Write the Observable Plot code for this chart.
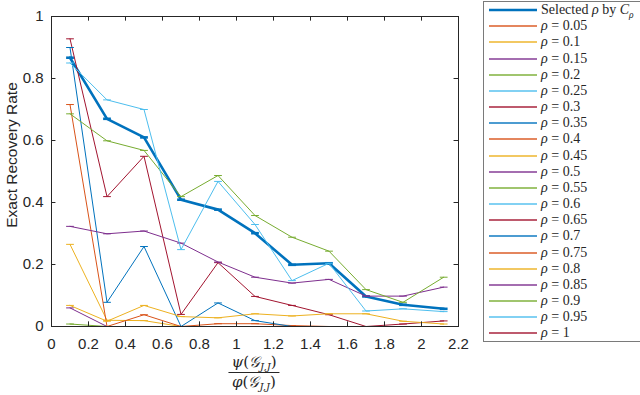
<!DOCTYPE html>
<html>
<head>
<meta charset="utf-8">
<script src="https://cdn.jsdelivr.net/npm/d3@7"></script>
<script src="https://cdn.jsdelivr.net/npm/@observablehq/plot@0.6"></script>
<style>
  html, body { margin: 0; padding: 0; background: #fff; }
  #wrap { position: relative; width: 640px; height: 395px; overflow: hidden; font-family: "Liberation Sans", Arial, sans-serif; }
  #chart { position: absolute; left: 0; top: 0; }
  #ylabel { position: absolute; left: 12px; top: 155px; transform: translate(-50%, -50%) rotate(-90deg); font-size: 15.5px; color: #262626; white-space: nowrap; }
  #xlabel { position: absolute; left: 254px; top: 354px; transform: translateX(-50%); font-family: "DejaVu Serif", "Liberation Serif", serif; font-size: 15px; color: #262626; text-align: center; line-height: 16px; }
  #xlabel .num { padding: 0 3px 2px 3px; border-bottom: 1px solid #262626; }
  #xlabel .den { padding-top: 1px; }
  #xlabel sub { font-size: 10px; font-style: italic; line-height: 0; vertical-align: -0.3em; }
  #legend { position: absolute; left: 483px; top: 1px; width: 160px; height: 341px; border: 1px solid #7a7a7a; box-sizing: border-box; background: #fff; }
  #legend svg { position: absolute; left: 0; top: 0; }
  .lt { position: absolute; left: 57px; font-family: "Liberation Serif", "DejaVu Serif", serif; font-size: 14px; color: #262626; white-space: nowrap; line-height: 16px; }
  .lt sub { font-size: 9.5px; line-height: 0; }
</style>
</head>
<body>
<div id="wrap">
  <div id="chart"></div>
  <div id="ylabel">Exact Recovery Rate</div>
  <div id="xlabel"><div class="num"><i>ψ</i>(<i>𝒢</i><sub>J,J</sub>)</div><div class="den"><i>φ</i>(<i>𝒢</i><sub>J,J</sub>)</div></div>
  <div id="legend"></div>
</div>
<script>
// ---- data ----
const xs = [0.1, 0.3, 0.5, 0.7, 0.9, 1.1, 1.3, 1.5, 1.7, 1.9, 2.12];
const xTicks = [0, 0.2, 0.4, 0.6, 0.8, 1, 1.2, 1.4, 1.6, 1.8, 2, 2.2];
const yTicks = [0, 0.2, 0.4, 0.6, 0.8, 1];
const rhoLabels = ["0.05","0.1","0.15","0.2","0.25","0.3","0.35","0.4","0.45","0.5","0.55","0.6","0.65","0.7","0.75","0.8","0.85","0.9","0.95","1"];
const colors = ["#D95319","#EDB120","#7E2F8E","#77AC30","#4DBEEE","#A2142F","#0072BD"];

const selected = [0.867, 0.67, 0.61, 0.409, 0.377, 0.301, 0.199, 0.204, 0.097, 0.07, 0.057];
const r005 = [0, 0, 0, 0, 0, 0, 0, 0, 0, 0, 0];
const r010 = [0, 0, 0, 0, 0, 0, 0, 0, 0, 0, 0];
const r015 = [0, 0, 0, 0, 0, 0, 0, 0, 0, 0, 0];
const r020 = [0.008, 0, 0, 0, 0, 0, 0, 0, 0, 0, 0];
const r025 = [0, 0, 0, 0, 0, 0, 0, 0, 0, 0, 0];
const r030 = [0, 0, 0, 0, 0, 0, 0, 0, 0, 0, 0];
const r035 = [0, 0, 0, 0, 0, 0, 0, 0, 0, 0, 0];
const r040 = [0, 0, 0, 0, 0.009, 0.009, 0.003, 0, 0, 0, 0];
const r045 = [0.265, 0.02, 0.019, 0, 0, 0, 0, 0, 0, 0, 0];
const r050 = [0.06, 0, 0, 0, 0, 0, 0, 0, 0, 0, 0];
const r055 = [0, 0, 0, 0, 0, 0, 0, 0, 0, 0, 0];
const r060 = [0, 0, 0, 0, 0, 0, 0, 0, 0, 0, 0];
const r065 = [0.928, 0.419, 0.549, 0.039, 0.206, 0.097, 0.068, 0.038, 0, 0.008, 0.018];
const r070 = [0.90, 0.078, 0.258, 0, 0.076, 0.019, 0, 0, 0, 0, 0];
const r075 = [0.716, 0, 0.038, 0, 0, 0, 0, 0, 0, 0, 0];
const r080 = [0.068, 0.017, 0.068, 0.032, 0.028, 0.041, 0.034, 0.041, 0.041, 0.017, 0.008];
const r085 = [0.323, 0.299, 0.308, 0.269, 0.208, 0.159, 0.14, 0.152, 0.098, 0.098, 0.127];
const r090 = [0.686, 0.599, 0.568, 0.419, 0.487, 0.358, 0.288, 0.243, 0.119, 0.078, 0.159];
const r095 = [0.85, 0.731, 0.70, 0.248, 0.468, 0.329, 0.148, 0.204, 0.05, 0.057, 0.048];
const r100 = [0, 0, 0, 0, 0, 0, 0, 0, 0, 0, 0];

const rhoSeries = [r005,r010,r015,r020,r025,r030,r035,r040,r045,r050,r055,r060,r065,r070,r075,r080,r085,r090,r095,r100];

// ---- build series ----
const series = [{name: "Selected", values: selected, color: "#0072BD", width: 2.6}]
  .concat(rhoSeries.map((v, i) => ({name: rhoLabels[i], values: v, color: colors[i % 7], width: 1})));

const capHalf = 0.021;
const marks = [];
series.forEach(s => {
  const rows = xs.map((x, i) => ({x, y: s.values[i]}));
  marks.push(Plot.line(rows, {x: "x", y: "y", stroke: s.color, strokeWidth: s.width}));
  marks.push(Plot.link(rows, {x1: d => d.x - capHalf, x2: d => d.x + capHalf, y1: "y", y2: "y", stroke: s.color, strokeWidth: s.width}));
});

const axisColor = "#262626";
const chart = Plot.plot({
  width: 640,
  height: 395,
  marginLeft: 51,
  marginRight: 182,
  marginTop: 16,
  marginBottom: 69,
  style: {fontFamily: '"Liberation Sans", Arial, sans-serif', fontSize: "15px", color: axisColor, background: "transparent"},
  x: {domain: [0, 2.2]},
  y: {domain: [0, 1]},
  marks: [
    ...marks,
    Plot.ruleX(xTicks, {x: d => d, y1: 0, y2: 0.015, stroke: axisColor, strokeWidth: 1}),
    Plot.ruleX(xTicks, {x: d => d, y1: 1, y2: 0.985, stroke: axisColor, strokeWidth: 1}),
    Plot.ruleY(yTicks, {y: d => d, x1: 0, x2: 0.024, stroke: axisColor, strokeWidth: 1}),
    Plot.ruleY(yTicks, {y: d => d, x1: 2.2, x2: 2.176, stroke: axisColor, strokeWidth: 1}),
    Plot.frame({stroke: axisColor, strokeWidth: 1}),
    Plot.axisX(xTicks, {tickSize: 0, tickPadding: 12, tickFormat: d => String(d), label: null}),
    Plot.axisY(yTicks, {tickSize: 0, tickPadding: 8, tickFormat: d => String(d), label: null})
  ]
});
document.getElementById("chart").appendChild(chart);

// ---- legend ----
const legend = document.getElementById("legend");
const NS = "http://www.w3.org/2000/svg";
const sv = document.createElementNS(NS, "svg");
sv.setAttribute("width", 158);
sv.setAttribute("height", 339);
legend.appendChild(sv);
series.forEach((s, i) => {
  const cy = Math.round(8 + i * 16.17);
  const ln = document.createElementNS(NS, "line");
  ln.setAttribute("x1", 5);
  ln.setAttribute("x2", 53);
  ln.setAttribute("y1", cy);
  ln.setAttribute("y2", cy);
  ln.setAttribute("stroke", s.color);
  ln.setAttribute("stroke-width", s.width > 2 ? s.width : 2);
  ln.setAttribute("stroke-opacity", s.width > 2 ? 1 : 0.7);
  sv.appendChild(ln);
  const t = document.createElement("div");
  t.className = "lt";
  t.style.top = (cy - 8) + "px";
  t.innerHTML = i === 0 ? 'Selected <i>ρ</i> by <i>C</i><sub><i>ρ</i></sub>' : '<i>ρ</i> = ' + s.name;
  legend.appendChild(t);
});
</script>
</body>
</html>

GOAL OF THE EXERCISE>
Copy out the lines in which the string "chart" appears.

RESULT OF THE EXERCISE>
Write the Observable Plot code for this chart.
  #chart { position: absolute; left: 0; top: 0; }
  <div id="chart"></div>
const chart = Plot.plot({
document.getElementById("chart").appendChild(chart);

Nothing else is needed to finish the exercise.